The ‘essential aim’ was the aim of the scheme as a whole, and of each step in the scheme. The court is not “confined to considering the artificiality or purpose of each individual step, since these will commonly be individually unassailable but designed to produce the tax advantage in combination.” In this case, the Supreme Court looked at each step of the scheme. The FTT’s findings had shown that the scheme achieved a number of rational commercial objectives. The economic substance of the sale and lease-back operation, and the choice of an offshore bank for funding, was not objectionable in itself. However, there were two steps to the scheme (both crucial for the tax advantage to apply) which had no commercial rationale other than tax avoidance. Aside from these two steps it was a “perfectly ordinary” sale and leaseback operation.
The Supreme Court considered that the FTT had approached the question with “too high a level of generality”, as they did not consider whether the identified commercial objectives explained the particular features of the scheme. This had been an error of law, and the UT had been right to overturn its decision.

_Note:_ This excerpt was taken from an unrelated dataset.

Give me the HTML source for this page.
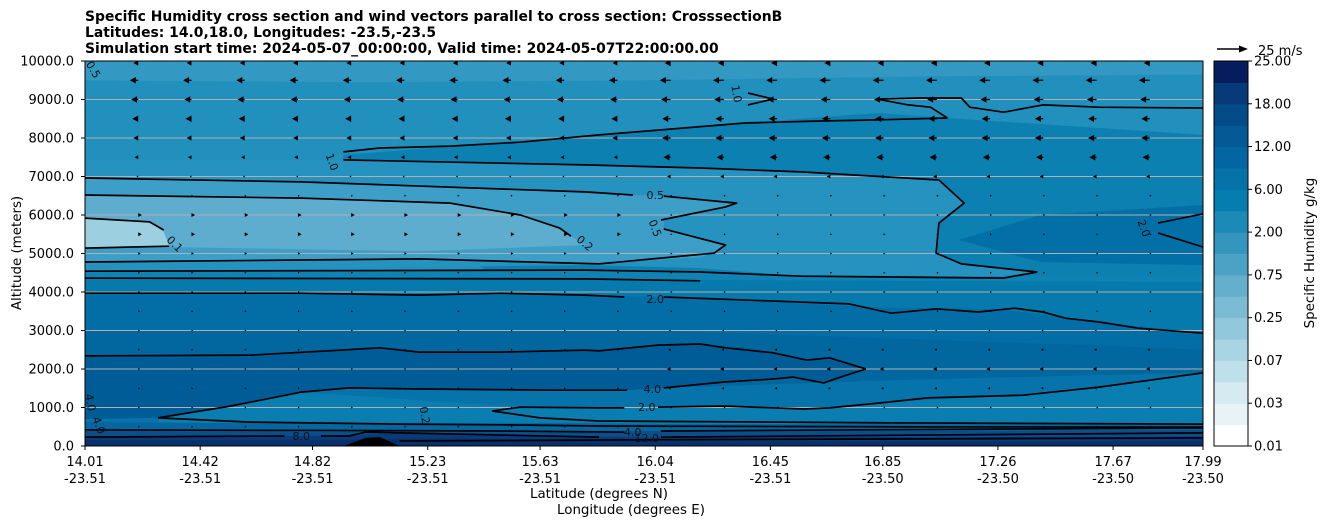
<!DOCTYPE html>
<html><head><meta charset="utf-8"><style>
html,body{margin:0;padding:0;background:#fff;width:1326px;height:526px;overflow:hidden}
svg{display:block;font-family:"DejaVu Sans","Liberation Sans",sans-serif}
</style></head><body>
<svg id="chart" width="1326" height="526" viewBox="0 0 1326 526" xmlns="http://www.w3.org/2000/svg">
<g font-size="13.9" font-weight="bold" fill="#000">
<text x="85" y="21">Specific Humidity cross section and wind vectors parallel to cross section: CrosssectionB</text>
<text x="85" y="37">Latitudes: 14.0,18.0, Longitudes: -23.5,-23.5</text>
<text x="85" y="53">Simulation start time: 2024-05-07_00:00:00, Valid time: 2024-05-07T22:00:00.00</text>
</g>
<g id="plot"></g>
<text x="21" y="253" font-size="13.4" text-anchor="middle" transform="rotate(-90 21 253)">Altitude (meters)</text>
<text x="599" y="498" font-size="13.4" text-anchor="middle">Latitude (degrees N)</text>
<text x="631" y="514" font-size="13.4" text-anchor="middle">Longitude (degrees E)</text>
<text x="1314" y="253" font-size="13.4" text-anchor="middle" transform="rotate(-90 1314 253)">Specific Humidity g/kg</text>
<g>
<line x1="1217" y1="49" x2="1240" y2="49" stroke="#000" stroke-width="1.6"/>
<polygon points="1248,49 1239,45.5 1239,52.5" fill="#000"/>
<text x="1258" y="55" font-size="13">25 m/s</text>
</g>
</svg>
<script>
// ---- data ----
const tickLats = [14.01,14.42,14.82,15.23,15.63,16.04,16.45,16.85,17.26,17.67,17.99];
const tickLons = ["-23.51","-23.51","-23.51","-23.51","-23.51","-23.51","-23.51","-23.50","-23.50","-23.50","-23.50"];
const altTicks = [0,1000,2000,3000,4000,5000,6000,7000,8000,9000,10000];
const bandLats = [14.01,14.42,14.82,15.23,15.63,16.04,16.45,16.85,17.26,17.67,17.99];
const cbLabels = ["0.01","0.03","0.07","0.25","0.75","2.00","6.00","12.00","18.00","25.00"];
const cbColors = ["#ffffff","#e9f3f7","#d5eaf1","#bfdfea","#a8d4e3","#92c8dc","#7bbcd4","#63afcc","#4ba2c4","#3496bd","#1c8ab6","#067daf","#0373a8","#0267a0","#035a95","#044c88","#063a78","#061c5c"];
// filled regions (lat / altitude m)
const topLat = [14.01,15.0,16.0,17.0,17.99,17.99,14.01], topAlt = [9500,9450,9500,9600,9650,10000,10000];
const rightLat = [14.93,15.84,16.36,16.83,17.08,17.99,17.99,15.5,14.93], rightAlt = [7560,8080,8390,8650,8520,8080,4200,4200,7430];
const midLat = [14.93,15.79,16.20,16.56,17.05,17.14,17.05,17.04,17.13,17.40,17.28,16.56,16.20,15.79,14.01,14.01], midAlt = [7430,7300,7220,7120,6910,6310,5790,5010,4730,4520,4410,4410,4620,4700,4540,7430];
const dryLat = [14.01,14.78,15.79,15.96,16.07,16.20,16.33,16.29,16.07,16.07,16.16,16.29,16.25,16.20,15.84,15.20,14.78,14.01], dryAlt = [6960,6860,6570,6520,6490,6390,6260,6210,5870,5640,5500,5220,5010,4900,4750,4860,4830,4780];
const drierLat = [14.01,14.78,15.31,15.56,15.70,15.74,15.79,15.20,14.31,14.01], drierAlt = [6520,6440,6310,6000,5660,5450,5220,5060,5170,5140];
const driestLat = [14.01,14.24,14.29,14.31,14.01], driestAlt = [5920,5820,5560,5190,5140];
const moistLat = [17.12,17.41,17.99,17.99,17.41], moistAlt = [5350,6000,6260,4700,4780];
const band1Top = [4540,4540,4540,4540,4560,4540,4450,4420,4410,4400,4400];
const band2Top = [4360,4340,4340,4340,4340,4320,4300,4290,4280,4270,4260];
const band3Top = [3970,3970,3950,3950,3940,3870,3740,3600,3550,3190,2930];
const band4Top = [3000,3000,3000,3000,3000,3000,2900,2800,2700,2600,2500];
const band4bTop = [2000,1700,1550,1500,1500,1500,1600,1700,1780,1850,1900];
const pocketLat = [14.01,14.60,14.92,15.06,15.20,15.49,15.79,15.95,16.20,16.38,16.46,16.58,16.66,16.79,16.70,16.64,16.53,16.46,16.28,16.07,15.94,15.70,15.20,14.95,14.78,14.53,14.27,14.01];
const pocketAlt = [2340,2360,2490,2550,2440,2440,2490,2570,2650,2540,2420,2230,2290,2000,1790,1640,1790,1740,1660,1510,1450,1450,1480,1510,1400,1040,730,700];
const stripLat = [14.27,14.53,14.78,15.46,15.84,16.07,16.28,16.57,16.87,17.35,17.62,17.99,17.99,14.27], stripAlt = [730,1040,1400,1060,990,1010,1040,960,1140,1320,1530,1900,570,570];
const band7Top = [620,600,600,600,600,580,570,570,570,570,570];
const band8Top = [420,420,360,360,360,390,390,390,400,410,420];
const band9Top = [260,260,260,340,240,230,230,230,230,240,250];
const band10Top = [150,150,150,200,150,120,120,120,120,120,130];
const terrainLat = [14.93,15.01,15.06,15.13], terrainAlt = [0,210,230,0];
// contour lines
const contourLines = [
 {lat:[14.01,14.78,15.79,15.96],alt:[6960,6860,6600,6520]},
 {lat:[16.07,16.33,16.29,16.06],alt:[6490,6310,6210,5870]},
 {lat:[16.07,16.29,16.25,15.84,15.20,14.78,14.01],alt:[5640,5220,5010,4730,4860,4830,4780]},
 {lat:[14.01,14.78,15.31,15.56,15.70,15.74],alt:[6520,6440,6310,6000,5660,5450]},
 {lat:[14.01,14.24,14.29],alt:[5920,5820,5610]},
 {lat:[14.31,14.01],alt:[5190,5140]},
 {lat:[14.01,15.79,16.20,16.56,17.28,17.40],alt:[4540,4570,4520,4410,4360,4520]},
 {lat:[14.93,15.79,16.20,16.56,17.05,17.14,17.05,17.04,17.13,17.40],alt:[7430,7300,7220,7120,6910,6310,5790,5010,4730,4520]},
 {lat:[14.01,15.79,16.20],alt:[4360,4340,4290]},
 {lat:[14.93,15.06,15.31,15.56,15.84,16.36,16.61,16.83,17.08],alt:[7640,7740,7790,7890,8080,8390,8440,8470,8520]},
 {lat:[16.83,16.94,17.02,17.08],alt:[9010,8860,8800,8520]},
 {lat:[16.83,16.98,17.13,17.16,17.28,17.42,17.62,17.99],alt:[9010,9040,9040,8800,8670,8860,8800,8780]},
 {lat:[16.37,16.46,16.37],alt:[9170,9010,8860]},
 {lat:[17.83,17.99],alt:[5790,6030]},
 {lat:[17.83,17.99],alt:[5530,5170]},
 {lat:[14.01,14.78,15.20,15.49,15.79,15.93],alt:[3970,3970,3920,3970,3920,3870]},
 {lat:[16.07,16.73,16.88,17.04,17.19,17.32,17.42,17.50,17.62,17.76,17.99],alt:[3870,3690,3450,3560,3480,3580,3480,3320,3220,3060,2930]},
 {lat:[14.01,14.60,14.92,15.06,15.20,15.49,15.79,15.84,16.05,16.20,16.29,16.46,16.58,16.66,16.79],alt:[2340,2360,2490,2550,2440,2440,2490,2470,2620,2650,2550,2420,2230,2290,2000]},
 {lat:[16.79,16.70,16.64,16.53,16.46,16.28,16.07],alt:[2000,1790,1640,1790,1740,1660,1510]},
 {lat:[15.94,15.70,15.20,14.95,14.78,14.53,14.27],alt:[1450,1450,1480,1510,1400,1040,730]},
 {lat:[15.46,15.56,15.84,15.93],alt:[910,1010,990,990]},
 {lat:[16.05,16.28,16.57,16.66,16.87,17.01,17.35,17.62,17.99],alt:[1010,1040,960,990,1140,1250,1320,1530,1900]},
 {lat:[15.46,15.63,15.84,16.91,17.99],alt:[910,730,650,600,570]},
 {lat:[14.27,14.60,15.13,15.49,15.84,16.91,17.99],alt:[730,620,570,550,520,500,490]},
 {lat:[14.01,15.49,15.93],alt:[420,390,360]},
 {lat:[16.06,17.99],alt:[390,470]},
 {lat:[14.01,14.72],alt:[230,260]},
 {lat:[14.85,14.95,15.01,15.13,15.84],alt:[260,260,360,340,230]},
 {lat:[16.06,17.99],alt:[230,340]},
 {lat:[15.13,16.0,17.99],alt:[130,160,210]}
];
const labelText = ["0.5","0.5","0.2","0.1","1.0","1.0","2.0","2.0","4.0","2.0","4.0","12.0","8.0","0.2","4.0","4.0","0.5"];
const labelLat = [16.04,16.04,15.79,14.33,14.89,16.33,17.78,16.04,16.03,16.01,15.96,16.01,14.78,15.22,14.03,14.06,14.04];
const labelAlt = [6520,5660,5270,5250,7380,9150,5660,3820,1480,1010,370,210,260,800,1130,540,9780];
const labelRot = [0,70,40,45,70,80,70,0,0,0,0,0,0,80,80,70,60];
// wind (m/s along section)
const windAlts = [500,1000,1500,2000,2500,3000,3500,4000,4500,5000,5500,6000,6500,7000,7500,8000,8500,9000,9500,10000];
const windLeft = [0.3,0.3,0.3,0.3,0.3,0.3,0.3,0.3,0.5,2,3,3,1,-1,-3,-4,-5,-6,-7,-4];
const windRight = [0.3,0.3,-2,-3,-2,-0.5,0.3,0.3,0.3,0.5,0.5,0.5,0.5,-3,-6,-7,-7,-8,-9,-5];

// ---- axes ----
const X0=85,X1=1203,Y0=446,Y1=61;
const X = lat => X0 + (lat-14.01)*(X1-X0)/(17.99-14.01);
const Y = alt => Y0 - alt*(Y0-Y1)/10000;
const NS="http://www.w3.org/2000/svg";
const plot=document.getElementById('plot');
function mk(tag,attrs,parent){const e=document.createElementNS(NS,tag);for(const k in attrs)e.setAttribute(k,attrs[k]);(parent||plot).appendChild(e);return e;}
function polyPts(lats,alts){return lats.map((l,i)=>X(l).toFixed(1)+','+Y(alts[i]).toFixed(1)).join(' ');}

const defs=mk('defs',{});const cp=mk('clipPath',{id:'clip'},defs);mk('rect',{x:X0,y:Y1,width:X1-X0,height:Y0-Y1},cp);
const g=mk('g',{'clip-path':'url(#clip)'});


const bg=mk('rect',{x:X0,y:Y1,width:X1-X0,height:Y0-Y1,fill:'#2290bd'},g);


function polyG(lats,alts,color,name){const p=mk('polygon',{points:polyPts(lats,alts),fill:color},g);

}
function bandG(tops,color,name){polyG(bandLats.concat([17.99,14.01]),tops.concat([0,0]),color,name);}
polyG(topLat,topAlt,'#3399c3','humidity-fill-top');
polyG(rightLat,rightAlt,'#0b80b1','humidity-fill-right-mid');
polyG(midLat,midAlt,'#2592bf','humidity-fill-mid');
polyG(dryLat,dryAlt,'#3d9fc7','humidity-fill-dry');
polyG(drierLat,drierAlt,'#5eadcf','humidity-fill-drier');
polyG(driestLat,driestAlt,'#9ccfe0','humidity-fill-driest');
polyG(moistLat,moistAlt,'#0270a6','humidity-fill-moist-right');
bandG(band1Top,'#0e83b4','humidity-band-1');
bandG(band2Top,'#0679ad','humidity-band-2');
bandG(band3Top,'#036ea5','humidity-band-3');
bandG(band4Top,'#02679f','humidity-band-4');
bandG(band4bTop,'#0674aa','humidity-band-4b');
polyG(pocketLat,pocketAlt,'#005c96','humidity-fill-moist-pocket');
polyG(stripLat,stripAlt,'#0a7eb1','humidity-fill-low-strip');
bandG(band7Top,'#0566a0','humidity-band-7');
bandG(band8Top,'#0a4e8c','humidity-band-8');
bandG(band9Top,'#0a3a7a','humidity-band-9');
bandG(band10Top,'#08306b','humidity-band-10');
polyG(terrainLat,terrainAlt,'#000','terrain');
// gridlines
altTicks.forEach(a=>{const l=mk('line',{x1:X0,x2:X1,y1:Y(a),y2:Y(a),stroke:'#b0b0b0','stroke-width':1},g);

});
// wind arrows
const nCols=21;
for(let r=0;r<windAlts.length;r++){
 for(let k=1;k<nCols;k++){
  const lat=14.01+k*(17.99-14.01)/nCols;
  const u=lat<16.0?windLeft[r]:windRight[r];
  const x=X(lat),y=Y(windAlts[r])+(windAlts[r]>=10000?2:0);
  const dir=u<0?-1:1;
  const L=Math.max(Math.abs(u)*1.2,1.8);
  const hl=Math.min(6,L), hw=hl*0.55;
  const tip=x+dir*L, base=tip-dir*hl;
  const a=mk('g',{},g);
  
  
  if(L>hl+0.5) mk('line',{x1:x,y1:y,x2:base,y2:y,stroke:'#000','stroke-width':1.2},a);
  mk('polygon',{points:`${tip},${y} ${base},${y-hw} ${base},${y+hw}`,fill:'#000'},a);
 }
}
// contours
contourLines.forEach(c=>{const p=mk('polyline',{points:polyPts(c.lat,c.alt),fill:'none',stroke:'#000','stroke-width':1.7,'stroke-linejoin':'round'},g);

});
labelText.forEach((t,i)=>{const x=X(labelLat[i]),y=Y(labelAlt[i]);
const e=mk('text',{x:x,y:y+4,'font-size':11,'text-anchor':'middle',fill:'#111',transform:`rotate(${labelRot[i]} ${x} ${y})`},g);e.textContent=t;

});
// frame
const fr=mk('rect',{x:X0,y:Y1,width:X1-X0,height:Y0-Y1,fill:'none',stroke:'#000','stroke-width':1});


// y ticks
altTicks.forEach(a=>{const y=Y(a);mk('line',{x1:X0-4,x2:X0,y1:y,y2:y,stroke:'#000'});
const t=mk('text',{x:X0-11,y:y+4.5,'font-size':13,'text-anchor':'end'});t.textContent=a.toFixed(1);

});
// x ticks
tickLats.forEach((lat,i)=>{const x=X(lat);mk('line',{x1:x,x2:x,y1:Y0,y2:Y0+4,stroke:'#000'});
const t=mk('text',{x:x,y:466,'font-size':13,'text-anchor':'middle'});t.textContent=lat.toFixed(2);


const t2=mk('text',{x:x,y:483,'font-size':13,'text-anchor':'middle'});t2.textContent=tickLons[i];

});
// colorbar
const CBX=1214,CBW=34,bh=(Y0-Y1)/cbColors.length;
cbColors.forEach((c,i)=>{const r=mk('rect',{x:CBX,y:Y0-(i+1)*bh,width:CBW,height:bh+0.5,fill:c});

});
const cbf=mk('rect',{x:CBX,y:Y1,width:CBW,height:Y0-Y1,fill:'none',stroke:'#000'});


cbLabels.forEach((s,i)=>{const y=Y0-i*(Y0-Y1)/(cbLabels.length-1);mk('line',{x1:CBX+CBW,x2:CBX+CBW+4,y1:y,y2:y,stroke:'#000'});
const t=mk('text',{x:CBX+CBW+6,y:y+4.5,'font-size':13});t.textContent=s;

});
</script>
</body></html>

As both limbs of Halifax were met, the Supreme Court found the scheme to be an abuse of law, which meant it had to be redefined to re-establish the situation which would have prevailed had the abusive practice not been involved. The Supreme Court redefined it as a sale and leaseback transaction, thus giving rise to VAT on the full sale value of the cars.
Role of the UT
The Supreme Court also gave some additional guidance on the role of the UT. Lord Sumption considered that the UT had been entitled to intervene because the FTT had erred in law. Lord Carnwath expanded on this. Where the FTT has erred in law, given the specialist role of the UT, they may remake that decision, including by making further findings of fact in light of the correct approach to the law. Particularly, where a key principle was involved (such as the abuse of law principle), it was appropriate for the UT to do this in order to give appropriate guidance. Rather than focusing on which issues were law and which were fact, the Court of Appeal should have instead focused on the UT’s decision on its own merits.
Comment
The guidance on how a scheme will be analysed by the courts is helpful. Tax advisers should bear in mind that the courts will consider the commercial aim of scheme overall, and each constituent part of the scheme. The Supreme Court also made some interesting general comments on tax avoidance, recognising that avoidance (as opposed to evasion) was legal, but that it could have “significant” and “controversial” social costs. Nonetheless, they explicitly recognised that it is not the role of the judiciary to increase the scope of tax legislation.
The comments on the role of the UT (although not part of the ratio or leading judgment) may have an impact on the UT’s approach to appeals from the FTT, making it more willing to assess issues of fact.